While the Phillips family enjoys a quiet day at home, Cabin John resident Danny Harris will line McArthur Boulevard from Persimmon Tree Road to the Union Arch Bridge with American flags as he does each Veterans Day and Memorial Day.

He will be getting plenty of help from his wife Margaret as well as from Burr Gray, president of the Cabin John Citizens Association, because as Harris, 81, says, "at my age it isn't easy to get up and down that ladder with a flag in my hands."

Former Potomac resident Matt Donellan is a veteran of the 101st Army Airborne Division who just returned from his second tour in Iraq working in satellite communications, according to his mother Victoria Donellan, who lives in Potomac. "I think it's really important what he did, especially since so few people from around here join the military because it's such an affluent area," Victoria Donellan said. She will spend this Veterans Day on the Mall for the activities taking place there, just as she did while her son was away.

In addition to the comrades and colleagues that veterans make during their days of service, the military is often a family affair as well.

Harris followed his two older brothers into the Navy, signing up in 1943 as soon as he turned 18. The older brothers were chiefs on the USS Melville, a maintenance ship that occasionally traveled across the Atlantic in the same convoys as Harris' destroyer the USS Winslow. "I didn't get to see them all the time but I did get to see them a little bit, even one time over in England."

John and Jill Phillips met while stationed in San Francisco during their time in the army.

"It was a blind date set up by my boss's boss," John Phillips said, "so I had to follow orders." They married six weeks later.

Although Matt Donellan has returned stateside he will not be returning to Potomac. Just before he headed back to Iraq last summer he married a woman in Ft. Campbell, Kenturcky, where the 101st is stationed, and now is settling into life as a husband and stepfather. He is also working toward completing his bachelor's degree in engineering. "These young guys, when they go off to war they change," said Mrs. Donellan. "They grow up so quickly."

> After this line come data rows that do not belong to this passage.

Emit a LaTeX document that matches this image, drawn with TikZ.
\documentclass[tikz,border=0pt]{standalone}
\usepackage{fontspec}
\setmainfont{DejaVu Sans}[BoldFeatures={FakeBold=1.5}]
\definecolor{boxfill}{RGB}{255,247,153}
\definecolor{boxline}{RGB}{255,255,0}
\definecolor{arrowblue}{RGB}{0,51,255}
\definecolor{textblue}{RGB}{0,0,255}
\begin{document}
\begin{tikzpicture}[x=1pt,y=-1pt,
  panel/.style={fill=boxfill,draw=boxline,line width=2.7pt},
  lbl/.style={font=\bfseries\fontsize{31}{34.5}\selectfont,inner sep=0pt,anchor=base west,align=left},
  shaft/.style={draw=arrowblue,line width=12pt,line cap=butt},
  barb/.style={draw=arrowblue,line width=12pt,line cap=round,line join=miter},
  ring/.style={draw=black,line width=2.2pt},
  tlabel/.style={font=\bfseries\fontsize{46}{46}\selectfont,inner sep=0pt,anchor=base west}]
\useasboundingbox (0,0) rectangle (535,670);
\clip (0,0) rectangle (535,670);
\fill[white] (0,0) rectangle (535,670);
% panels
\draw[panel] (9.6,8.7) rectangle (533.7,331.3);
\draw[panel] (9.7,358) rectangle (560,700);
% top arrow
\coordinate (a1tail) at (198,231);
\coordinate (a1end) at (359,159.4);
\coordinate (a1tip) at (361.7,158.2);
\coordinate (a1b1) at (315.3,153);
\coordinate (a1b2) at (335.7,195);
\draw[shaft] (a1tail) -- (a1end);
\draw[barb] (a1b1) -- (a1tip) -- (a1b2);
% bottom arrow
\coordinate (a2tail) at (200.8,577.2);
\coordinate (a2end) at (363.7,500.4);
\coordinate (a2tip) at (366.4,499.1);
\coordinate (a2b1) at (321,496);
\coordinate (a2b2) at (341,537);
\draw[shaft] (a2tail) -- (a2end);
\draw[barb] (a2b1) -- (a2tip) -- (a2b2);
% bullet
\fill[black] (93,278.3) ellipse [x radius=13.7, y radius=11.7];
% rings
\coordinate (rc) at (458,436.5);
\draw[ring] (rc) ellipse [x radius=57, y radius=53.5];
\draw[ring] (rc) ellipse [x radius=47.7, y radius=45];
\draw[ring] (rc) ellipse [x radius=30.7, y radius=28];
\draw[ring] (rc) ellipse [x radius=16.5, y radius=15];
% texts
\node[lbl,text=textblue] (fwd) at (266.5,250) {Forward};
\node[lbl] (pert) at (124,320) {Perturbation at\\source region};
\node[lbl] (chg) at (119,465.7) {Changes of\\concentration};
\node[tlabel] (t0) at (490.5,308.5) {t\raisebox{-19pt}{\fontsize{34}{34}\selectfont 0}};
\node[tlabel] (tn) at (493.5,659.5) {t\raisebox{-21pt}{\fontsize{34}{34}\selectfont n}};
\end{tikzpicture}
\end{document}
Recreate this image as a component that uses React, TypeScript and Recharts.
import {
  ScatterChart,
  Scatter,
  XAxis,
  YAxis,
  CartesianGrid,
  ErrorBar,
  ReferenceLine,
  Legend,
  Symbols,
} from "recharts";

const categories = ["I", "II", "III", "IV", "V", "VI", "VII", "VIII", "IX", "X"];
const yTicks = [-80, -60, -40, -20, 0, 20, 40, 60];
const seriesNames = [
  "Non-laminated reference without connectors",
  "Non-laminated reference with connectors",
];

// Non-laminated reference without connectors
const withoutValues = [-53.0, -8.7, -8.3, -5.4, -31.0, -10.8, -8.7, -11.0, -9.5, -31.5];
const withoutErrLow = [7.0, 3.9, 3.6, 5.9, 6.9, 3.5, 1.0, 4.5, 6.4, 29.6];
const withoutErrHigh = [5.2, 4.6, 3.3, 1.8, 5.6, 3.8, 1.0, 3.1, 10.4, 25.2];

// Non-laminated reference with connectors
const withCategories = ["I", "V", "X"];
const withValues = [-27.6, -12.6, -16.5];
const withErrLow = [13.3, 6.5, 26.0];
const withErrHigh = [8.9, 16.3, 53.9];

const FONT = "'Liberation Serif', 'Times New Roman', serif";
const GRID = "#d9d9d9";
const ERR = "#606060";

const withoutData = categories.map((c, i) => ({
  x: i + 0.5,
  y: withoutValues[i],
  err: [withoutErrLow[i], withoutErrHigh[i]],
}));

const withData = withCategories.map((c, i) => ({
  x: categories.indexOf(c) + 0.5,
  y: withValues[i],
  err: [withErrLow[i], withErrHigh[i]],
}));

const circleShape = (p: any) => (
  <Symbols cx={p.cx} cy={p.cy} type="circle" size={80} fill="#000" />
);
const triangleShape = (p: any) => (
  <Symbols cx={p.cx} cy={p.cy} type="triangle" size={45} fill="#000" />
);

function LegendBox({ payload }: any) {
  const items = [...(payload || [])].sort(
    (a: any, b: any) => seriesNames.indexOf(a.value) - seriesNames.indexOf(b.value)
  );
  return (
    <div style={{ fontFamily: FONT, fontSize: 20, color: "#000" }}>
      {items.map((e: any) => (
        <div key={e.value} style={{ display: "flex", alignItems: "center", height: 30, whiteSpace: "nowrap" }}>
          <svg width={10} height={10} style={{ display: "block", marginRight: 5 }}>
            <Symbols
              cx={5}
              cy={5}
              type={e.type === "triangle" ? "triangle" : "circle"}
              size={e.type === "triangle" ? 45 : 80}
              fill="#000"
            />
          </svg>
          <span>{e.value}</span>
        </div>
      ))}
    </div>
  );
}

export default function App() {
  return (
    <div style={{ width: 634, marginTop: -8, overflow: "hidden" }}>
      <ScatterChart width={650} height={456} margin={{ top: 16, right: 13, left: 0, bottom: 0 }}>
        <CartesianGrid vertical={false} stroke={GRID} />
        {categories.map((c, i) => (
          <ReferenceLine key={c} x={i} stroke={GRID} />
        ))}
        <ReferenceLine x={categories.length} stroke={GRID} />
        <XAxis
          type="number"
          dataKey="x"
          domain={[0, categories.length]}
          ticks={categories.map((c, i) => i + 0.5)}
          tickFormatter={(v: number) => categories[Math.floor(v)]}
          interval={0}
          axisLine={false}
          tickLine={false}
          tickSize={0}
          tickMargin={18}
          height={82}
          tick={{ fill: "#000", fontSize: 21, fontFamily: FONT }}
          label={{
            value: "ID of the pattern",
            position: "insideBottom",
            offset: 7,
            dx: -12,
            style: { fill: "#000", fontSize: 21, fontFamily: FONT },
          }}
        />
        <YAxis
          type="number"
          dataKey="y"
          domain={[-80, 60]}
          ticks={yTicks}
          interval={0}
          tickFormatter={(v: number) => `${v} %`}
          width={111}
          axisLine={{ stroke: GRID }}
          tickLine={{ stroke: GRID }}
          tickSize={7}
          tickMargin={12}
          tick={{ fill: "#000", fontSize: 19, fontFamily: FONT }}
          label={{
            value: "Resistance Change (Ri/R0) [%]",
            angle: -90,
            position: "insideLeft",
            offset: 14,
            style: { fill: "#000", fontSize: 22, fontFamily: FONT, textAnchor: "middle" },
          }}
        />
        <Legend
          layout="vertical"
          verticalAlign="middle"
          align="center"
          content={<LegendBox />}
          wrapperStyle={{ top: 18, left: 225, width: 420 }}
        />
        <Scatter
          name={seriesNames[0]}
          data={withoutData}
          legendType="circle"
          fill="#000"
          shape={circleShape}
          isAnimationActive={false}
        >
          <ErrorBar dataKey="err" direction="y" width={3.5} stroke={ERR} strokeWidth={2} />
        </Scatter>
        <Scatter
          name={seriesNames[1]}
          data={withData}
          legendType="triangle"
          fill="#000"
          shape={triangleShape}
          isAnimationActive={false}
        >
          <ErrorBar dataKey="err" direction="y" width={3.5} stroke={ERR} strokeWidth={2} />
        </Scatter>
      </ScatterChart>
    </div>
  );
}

As Veterans Day approaches, memories and emotions are stirred. “We are very proud to have served our country in the military,” Jill Phillips said of herself and her husband.  “It has instilled pride and a sense of civic duty in ourselves and in our children and we just think it's important for people to serve their country at least in some way.”

Danny Harris echoed similar sentiments. "I love this country and I love the flag and that's what we fought for."